Non servono giri di parole, basta uno zero. Zero tiri in porta, zero lampi, zero emozioni. È questo il dato che fotografa alla perfezione la giornata nera dell’Atalanta, uscita sconfitta dal Bluenergy Stadium con la sensazione di non aver mai davvero giocato. Non solo non si è vinto — l’ultima vittoria in campionato resta quella del 21 settembre contro il Torino — ma stavolta non si è nemmeno mai tirato in porta. Un dato inedito: neppure a Parigi, nella notte più difficile di Champions, la Dea era rimasta a secco di conclusioni nello specchio. Stavolta sì. E contro la peggior difesa del campionato.
ATTACCO SPENTO, IDEE OFFUSCATE –È apparsa svuotata la squadra e spento l’attacco, in tutte le sue versioni. Juric ha provato a ruotare gli uomini per ritrovare brillantezza e concretezza, ma il risultato è stato un crollo collettivo. Il ritorno da titolare di Gianluca Scamacca, al centro del tridente dopo oltre due mesi, doveva rappresentare la ripartenza di un leader tecnico. Invece il centravanti ha mostrato tutta la ruggine accumulata: tanto movimento, poca sostanza e nessun pallone giocabile davvero utile per far male a Okoye. L’allenatore - scrive L'Eco di Bergamo - ha provato ad affidarsi a Samardzic e Sulemana per dare imprevedibilità e ritmo, ma la coppia ha tradito le attese. Il serbo, ex di giornata, non ha inciso nemmeno emotivamente; il ghanese ha segnato un gol poi annullato, ma non è riuscito a dare la scossa che serviva. Era la loro occasione per scalare le gerarchie, l’hanno sprecata.
CAMBI E SCHEMI, MA IL PROBLEMA È ALTRO – Nel secondo tempo Juric ha tentato di rianimare la squadra inserendo Krstovic, Lookman e De Ketelaere, ma il copione non è cambiato. Qualche guizzo, poca profondità, nessuna vera occasione. Nel finale, come già accaduto a Cremona, il tecnico ha riproposto il 4-2-3-1 per cercare più soluzioni offensive, affidandosi all’energia di Brescianini, ma anche quella mossa è servita solo a mascherare per qualche minuto una realtà evidente: questa Atalanta è scarica, nel corpo e nella testa.
Non è più una questione di moduli o interpreti: è una crisi di intensità e convinzione. Manca la “fame” che per anni aveva reso la Dea una squadra diversa da tutte le altre.

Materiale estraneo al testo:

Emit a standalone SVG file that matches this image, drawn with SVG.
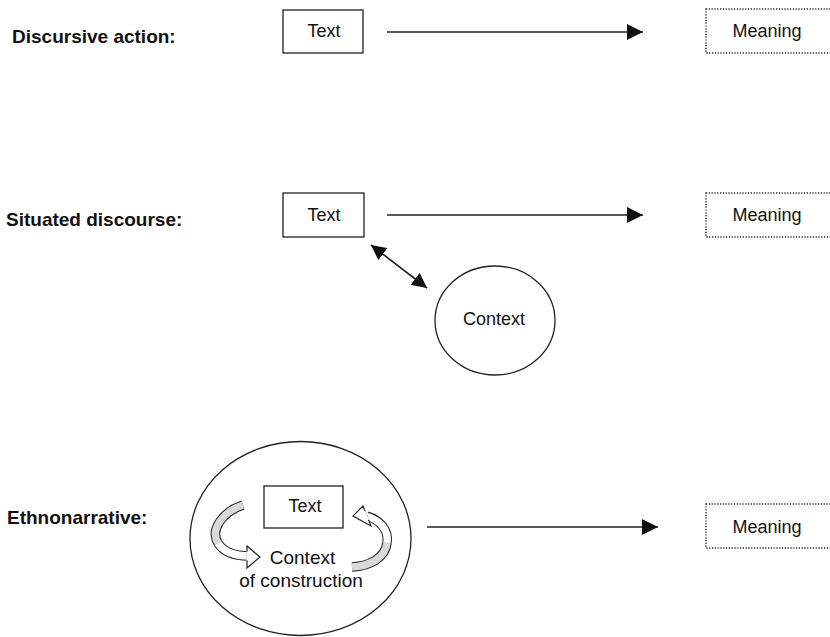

UNA DEA CHE NON MORDE PIÙ – L’impressione, ormai chiara, è che la Dea abbia perso il suo marchio di fabbrica. Non c’è più la pressione feroce, non c’è più la rabbia nei duelli, non c’è più la voglia di ribaltare le partite. A Udine la squadra di Juric è sembrata fragile, quasi rassegnata. Nessuno ha alzato la voce, nessuno ha dato la scossa. E il dato statistico — 0 tiri in porta contro i 5 dei friulani — è solo la conseguenza di un vuoto più profondo: quello emotivo.
IL TEMPO DELLE RISPOSTE – Dopo dieci giornate, l’Atalanta si ritrova a metà classifica, lontana anni luce dai livelli di un anno fa. Gli investimenti estivi, oltre 100 milioni, non hanno ancora prodotto né gioco né risultati. E il rischio è che, senza un’immediata inversione di marcia, il progetto Juric perda anche la fiducia dell’ambiente. A Marsiglia, martedì, non serviranno calcoli o statistiche. Servirà una reazione feroce, di orgoglio e di spirito. Perché a questa Atalanta non manca la qualità: le manca solo se stessa.